The conventional wisdom is that China, with its state-led economic planning, has outflanked the U.S. in a global chess game that has put the latter’s economic, energy and national security at risk. CATL, which has risen rapidly to become the global battery leader with the help of state backing, is the poster child for that strategy. So how are people in the U.S. battery world reacting to its potential arrival?
Jim Greenberger, the executive director of NAATBatt International, a trade group that advocates for battery development and manufacturing in the U.S., said he has no objection to a CATL plant in North America, so long as the company brings battery manufacturing technology and know-how to the U.S., not just low-wage assembly jobs. The U.S. should mimic China’s joint ventures with western businesses.
“The principle would be largely the same: we’ll give you market access, and in exchange, you have to transfer tech to us and our people,” he said. “That plants the seeds for future economic development that could be quite valuable.” Battery cell design, manufacturing equipment, and factory operations all are areas where, as Greenberger sees it, the U.S. could use some tutoring.
Jeff Chamberlain is the chief executive officer of Volta Energy Technologies, a venture capital firm spun out of Argonne National Laboratory to invest in energy storage. He describes Volta’s mission as “the free-market capitalist democratic approach to what the Chinese are doing.”
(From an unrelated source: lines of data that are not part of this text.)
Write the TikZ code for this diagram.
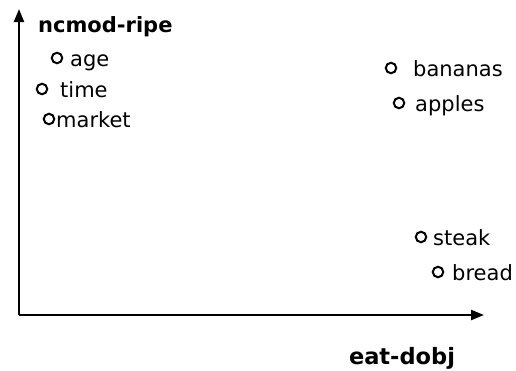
\documentclass[tikz,border=0pt]{standalone}
\usepackage{fontspec}
\setmainfont{DejaVu Sans}
\usetikzlibrary{arrows.meta}
\begin{document}
\begin{tikzpicture}[x=1pt,y=-1pt,
  axis/.style={line width=2.2pt,-{Triangle[length=13pt,width=10pt]}},
  pt/.style={circle,draw,line width=2pt,minimum size=10.5pt,inner sep=0pt},
  lbl/.style={anchor=base west,inner sep=0pt,font=\fontsize{21}{24}\selectfont},
  axlbl/.style={inner sep=0pt,font=\bfseries\fontsize{21}{24}\selectfont}]
\useasboundingbox (0,0) rectangle (516,370);
\coordinate (o) at (19,315);
\coordinate (ytop) at (19,9);
\coordinate (xend) at (484,315);
\draw[axis] (o) -- (ytop);
\draw[axis] (o) -- (xend);
\node[axlbl,anchor=base west] (ylab) at (38,32) {ncmod-ripe};
\node[axlbl,anchor=base,font=\bfseries\fontsize{22.5}{26}\selectfont] (xlab) at (402,364) {eat-dobj};
\node[pt] (c1) at (57,58) {};
\node[lbl] (t1) at (70,66) {age};
\node[pt] (c2) at (42,89) {};
\node[lbl] (t2) at (60,97) {time};
\node[pt] (c3) at (49,119) {};
\node[lbl] (t3) at (56,127) {market};
\node[pt] (c4) at (391,68) {};
\node[lbl] (t4) at (413,76) {bananas};
\node[pt] (c5) at (399,103) {};
\node[lbl] (t5) at (415,111) {apples};
\node[pt] (c6) at (421,237) {};
\node[lbl] (t6) at (433,245) {steak};
\node[pt] (c7) at (438,272) {};
\node[lbl] (t7) at (452,280) {bread};
\end{tikzpicture}
\end{document}
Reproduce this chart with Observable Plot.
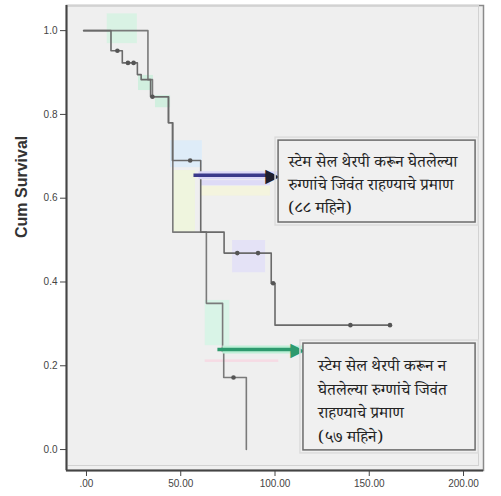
<!DOCTYPE html>
<html><head><meta charset="utf-8">
<script src="https://cdn.jsdelivr.net/npm/d3@7"></script>
<script src="https://cdn.jsdelivr.net/npm/@observablehq/plot@0.6"></script>
<style>body{margin:0;background:#fff} svg{display:block}</style>
</head><body><div id="chart"></div>
<script>
// ---- data ----
const xTicks = [0, 50, 100, 150, 200];
const xTickLabels = [".00", "50.00", "100.00", "150.00", "200.00"];
const yTicks = [0, 0.2, 0.4, 0.6, 0.8, 1.0];
const yTickLabels = ["0.0", "0.2", "0.4", "0.6", "0.8", "1.0"];
const xDomain = [-10.6, 210.6];
const yDomain = [-0.05, 1.06];
const yLabel = "Cum Survival";

// curve A: with stem cell therapy
const timeA = [-1.5, 13, 19, 27, 29, 34, 43.5, 45.6, 60.6, 73, 98, 100, 161];
const survA = [1.0, 0.952, 0.923, 0.895, 0.883, 0.842, 0.78, 0.69, 0.519, 0.469, 0.397, 0.297, 0.297];
const censorTimeA = [16.4, 22, 25, 35, 55, 80, 91, 99, 140, 161];
const censorSurvA = [0.952, 0.923, 0.923, 0.842, 0.69, 0.469, 0.469, 0.397, 0.297, 0.297];

// curve B: without stem cell therapy
const timeB = [-1.5, 32.6, 35, 43.5, 45.8, 63.6, 72.2, 72.8, 84.8, 84.8];
const survB = [1.0, 0.883, 0.842, 0.78, 0.519, 0.349, 0.239, 0.172, 0.0, 0.0];
const censorTimeB = [72.5, 78];
const censorSurvB = [0.239, 0.172];

// highlight patches
const patchT1 = [11, 27.6, 36.6, 44.6, 45.6, 60.5, 60.5, 77.5, 63, 63];
const patchT2 = [27, 35.5, 44.6, 61.5, 57.8, 97.6, 97.6, 95, 76, 102];
const patchS1 = [0.969, 0.857, 0.816, 0.673, 0.518, 0.630, 0.605, 0.422, 0.248, 0.208];
const patchS2 = [1.04, 0.893, 0.845, 0.737, 0.666, 0.642, 0.628, 0.499, 0.356, 0.214];
const patchColor = ["#d6f2e2", "#cdeedd", "#cdeedd", "#dcebf8", "#eef5dc", "#dcd8f6", "#f4f4dc", "#e2e0f6", "#d6f4e6", "#f6d8e2"];

// arrows
const arrowT1 = [59.4, 72.1];
const arrowT2 = [101.5, 114.8];
const arrowS = [0.655, 0.239];
const arrowColor = ["#3b3a8a", "#2e9a6e"];
const arrowHeadColor = ["#1e1e2e", "#2e9a6e"];
const arrowGlow = ["#ddd9f7", "#bff0d8"];

// annotation boxes
const boxT1 = [101.9, 115.1];
const boxT2 = [206.4, 206.4];
const boxS1 = [0.542, -0.002];
const boxS2 = [0.7375, 0.253];
const labelT = [107.0, 122.8];
const labelS = [0.714, 0.229];
const labels = [
  "स्टेम सेल थेरपी करून घेतलेल्या\nरुग्णांचे जिवंत राहण्याचे प्रमाण\n(८८ महिने)",
  "स्टेम सेल थेरपी करून न\nघेतलेल्या रुग्णांचे जिवंत\nराहण्याचे प्रमाण\n(५७ महिने)"
];

// ---- build ----
const curveA = timeA.map((t, i) => ({t, s: survA[i]}));
const curveB = timeB.map((t, i) => ({t, s: survB[i]}));
const censors = [
  ...censorTimeA.map((t, i) => ({t, s: censorSurvA[i]})),
  ...censorTimeB.map((t, i) => ({t, s: censorSurvB[i]}))
];
const patches = patchT1.map((t1, i) => ({t1, t2: patchT2[i], s1: patchS1[i], s2: patchS2[i], c: patchColor[i]}));
const arrows = arrowT1.map((t1, i) => ({t1, t2: arrowT2[i], s: arrowS[i], c: arrowColor[i], h: arrowHeadColor[i], g: arrowGlow[i]}));
const boxes = boxT1.map((t1, i) => ({t1, t2: boxT2[i], s1: boxS1[i], s2: boxS2[i]}));
const notes = labels.map((txt, i) => ({t: labelT[i], s: labelS[i], txt}));
const devFont = "'Noto Serif Devanagari','Noto Sans Devanagari','Lohit Devanagari','FreeSerif','Mangal',serif";

const chart = Plot.plot({
  width: 501,
  height: 496,
  marginLeft: 66,
  marginRight: 18,
  marginTop: 5,
  marginBottom: 26,
  style: {background: "#fff", fontFamily: "Arial, 'Liberation Sans', sans-serif"},
  x: {domain: xDomain, ticks: xTicks, tickFormat: d => xTickLabels[xTicks.indexOf(d)], tickSize: 6, label: null},
  y: {domain: yDomain, ticks: yTicks, tickFormat: d => yTickLabels[yTicks.indexOf(d)], tickSize: 6, label: null},
  marks: [
    Plot.frame({fill: "#efefef", stroke: "#8a8a8a", strokeWidth: 1.5}),
    Plot.frame({stroke: "#d2d2d2", insetRight: 5, insetBottom: 5, insetTop: 0, insetLeft: 0}),
    Plot.rect(patches, {x1: "t1", x2: "t2", y1: "s1", y2: "s2", fill: "c", fillOpacity: 0.9}),
    Plot.line(curveB, {x: "t", y: "s", curve: "step-after", stroke: "#7a7a7a", strokeWidth: 1.6}),
    Plot.line(curveA, {x: "t", y: "s", curve: "step-after", stroke: "#6a6a6a", strokeWidth: 1.6}),
    Plot.dot(censors, {x: "t", y: "s", r: 2.3, fill: "#555"}),
    Plot.link(arrows, {x1: "t1", x2: "t2", y1: "s", y2: "s", stroke: "g", strokeWidth: 8}),
    Plot.link(arrows, {x1: "t1", x2: "t2", y1: "s", y2: "s", stroke: "c", strokeWidth: 3.5, dx: -5}),
    Plot.text(arrows, {x: "t2", y: "s", text: d => "\u25B6", textAnchor: "end", lineAnchor: "middle", fontSize: 19, fill: "h", fontFamily: "DejaVu Sans", dx: 2, dy: 0.5}),
    Plot.rect(boxes, {x1: "t1", x2: "t2", y1: "s1", y2: "s2", fill: "none", stroke: "#dcdcdc", strokeWidth: 1.5, inset: -3}),
    Plot.rect(boxes, {x1: "t1", x2: "t2", y1: "s1", y2: "s2", fill: "#f0f0f0", stroke: "#6b6b6b", strokeWidth: 1.5}),
    Plot.text(notes.slice(0, 1), {x: "t", y: "s", text: "txt", textAnchor: "start", lineAnchor: "top", lineHeight: 1.4, fontSize: 16.5, fill: "#222", fontFamily: devFont}),
    Plot.text(notes.slice(1), {x: "t", y: "s", text: "txt", textAnchor: "start", lineAnchor: "top", lineHeight: 1.45, fontSize: 16.5, fill: "#222", fontFamily: devFont}),
    Plot.ruleX([xDomain[0]], {stroke: "#444", strokeWidth: 2}),
    Plot.ruleY([yDomain[0]], {stroke: "#444", strokeWidth: 2}),
    Plot.axisX({ticks: xTicks, tickFormat: d => xTickLabels[xTicks.indexOf(d)], tickSize: 6, fontSize: 10, stroke: "#444", fill: "#444", label: null}),
    Plot.axisY({ticks: yTicks, tickFormat: d => yTickLabels[yTicks.indexOf(d)], tickSize: 6, fontSize: 10, stroke: "#444", fill: "#444", label: null}),
    Plot.text([yLabel], {frameAnchor: "left", dx: -45, rotate: -90, text: d => d, fontSize: 16, fontWeight: "bold", fill: "#333"})
  ]
});
document.getElementById("chart").appendChild(chart);
</script>
</body></html>
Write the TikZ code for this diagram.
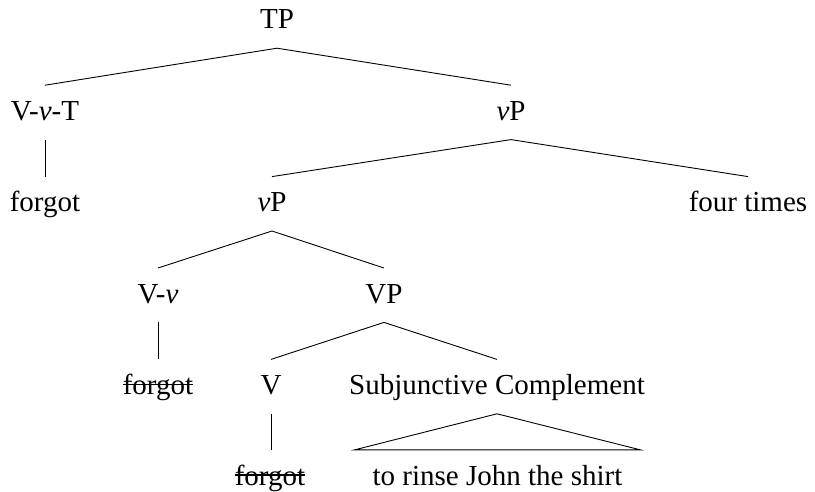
\documentclass[tikz,border=0pt]{standalone}
\usepackage{fontspec}
\setmainfont{Liberation Serif}
\usetikzlibrary{calc}
\begin{document}
\begin{tikzpicture}[
  lbl/.style={font=\fontsize{29}{31}\selectfont, inner sep=0pt,
              text height=35pt, text depth=19pt, anchor=base},
  edge/.style={line width=0.9pt},
  strike/.style={line width=1.1pt}]
\useasboundingbox (0,0) rectangle (815pt,-492pt);
% level 0
\node[lbl] (TP) at (277pt,-29pt) {TP};
% level 1
\node[lbl] (VvT) at (45pt,-120.4pt) {V-\textit{v}-T};
\node[lbl] (vP1) at (511pt,-120.4pt) {\textit{v}P};
% level 2
\node[lbl] (f1) at (45pt,-211.8pt) {forgot};
\node[lbl] (vP2) at (272pt,-211.8pt) {\textit{v}P};
\node[lbl] (four) at (748pt,-211.8pt) {four times};
% level 3
\node[lbl] (Vv) at (158pt,-303.2pt) {V-\textit{v}};
\node[lbl] (VP) at (384pt,-303.2pt) {VP};
% level 4
\node[lbl] (f2) at (158pt,-394.6pt) {forgot};
\node[lbl] (V) at (271pt,-394.6pt) {V};
\node[lbl] (SC) at (497pt,-394.6pt) {Subjunctive Complement};
% level 5
\node[lbl] (f3) at (270pt,-485pt) {forgot};
\node[lbl, minimum width=285pt] (TR) at (497.5pt,-485pt) {to rinse John the shirt};
% edges
\draw[edge] (VvT.north) -- (TP.south) -- (vP1.north);
\draw[edge] (VvT.south) -- (VvT.south |- f1.north);
\draw[edge] (vP2.north) -- (vP1.south) -- (four.north);
\draw[edge] (Vv.north) -- (vP2.south) -- (VP.north);
\draw[edge] (Vv.south) -- (Vv.south |- f2.north);
\draw[edge] (V.north) -- (VP.south) -- (SC.north);
\draw[edge] (V.south) -- (V.south |- f3.north);
\draw[edge] (TR.north west) -- (SC.south) -- (TR.north east) -- cycle;
% strike-throughs
\draw[strike] ($(f2.base west)+(0,10pt)$) -- ($(f2.base east)+(0,10pt)$);
\draw[strike] ($(f3.base west)+(0,10pt)$) -- ($(f3.base east)+(0,10pt)$);
\end{tikzpicture}
\end{document}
Chamberlain is in favor of CATL putting stakes in the ground in the U.S., for several reasons. First, the U.S. is going to face a supply-chain crunch on batteries, so it needs all the cells it can get. Second, building those cells here will create tens of thousands of jobs. Third, the more batteries the U.S. produces domestically, the faster it will speed EV adoption and grow a domestic supply chain — in other words, the pie will get bigger.
“The whole thing about this energy transition, this decarbonization that’s happening,” Chamberlain told me, “is how quickly can we scale and how quickly can we integrate the supply chain? We want CATL here because it enables both.”
As a VC, Chamberlain offers one small caveat for startups who might want to work with CATL: their IP could filter back to China, so they’ll need to be vigilant about protection.
Next, I sought a small battery startup — would it be concerned about being undercut by CATL, whose massive scale and cost competitiveness makes even its fellow cell-making giants sweat?
Chaitanya Sharma is a former Tesla engineer who’s now the CEO of iM3NY, a startup building a battery plant on a former IBM campus in Endicott, New York. The company aims to commercialize a chemistry patented by Stanley Whittingham, who won the Nobel prize in 2019 for the development of lithium-ion batteries.
Sharma said he was happy when he read the news about CATL. His company makes prismatic, or rectangular-shaped, batteries that are less common in the U.S. than the cylindrical cells Tesla uses, or the pouch cells in GM’s Ultium batteries. As a result, he’s struggled to find a supplier to make rectangular-shaped cans and lids to house his cells.
CATL also makes prismatic cells. Sharma said piggybacking on a giant buyer could make it easier and cheaper for his company to get what it needs. And battery demand is so strong right now, from many different industries, that he’s not worried about being squashed by bigger players.
“There’s enough volume here for every different kind of manufacturer,” Sharma told me. “I’m excited about CATL coming and driving the raw material supply chain costs down, so we will be welcoming them.”
One person who isn’t so enthusiastic is Abigail Seadler Wulf, the director of critical minerals strategy at Securing America’s Future Energy, or SAFE, the Washington think tank advocating for U.S. energy independence and supply chain security. She said the U.S. hasn’t made a serious commitment to develop the capacity to process battery materials or make battery components, so CATL’s entry could exacerbate the country’s dependence on China.
“CATL’s expansion into the United States should worry anyone who hopes to wean ourselves off of dangerous over-dependence on China for the materials we need for the energy transition,’’ she said in an email. “We see what’s happening with the EU’s over-reliance on Russia for their energy today; we don’t want to be in that situation with batteries and China tomorrow.”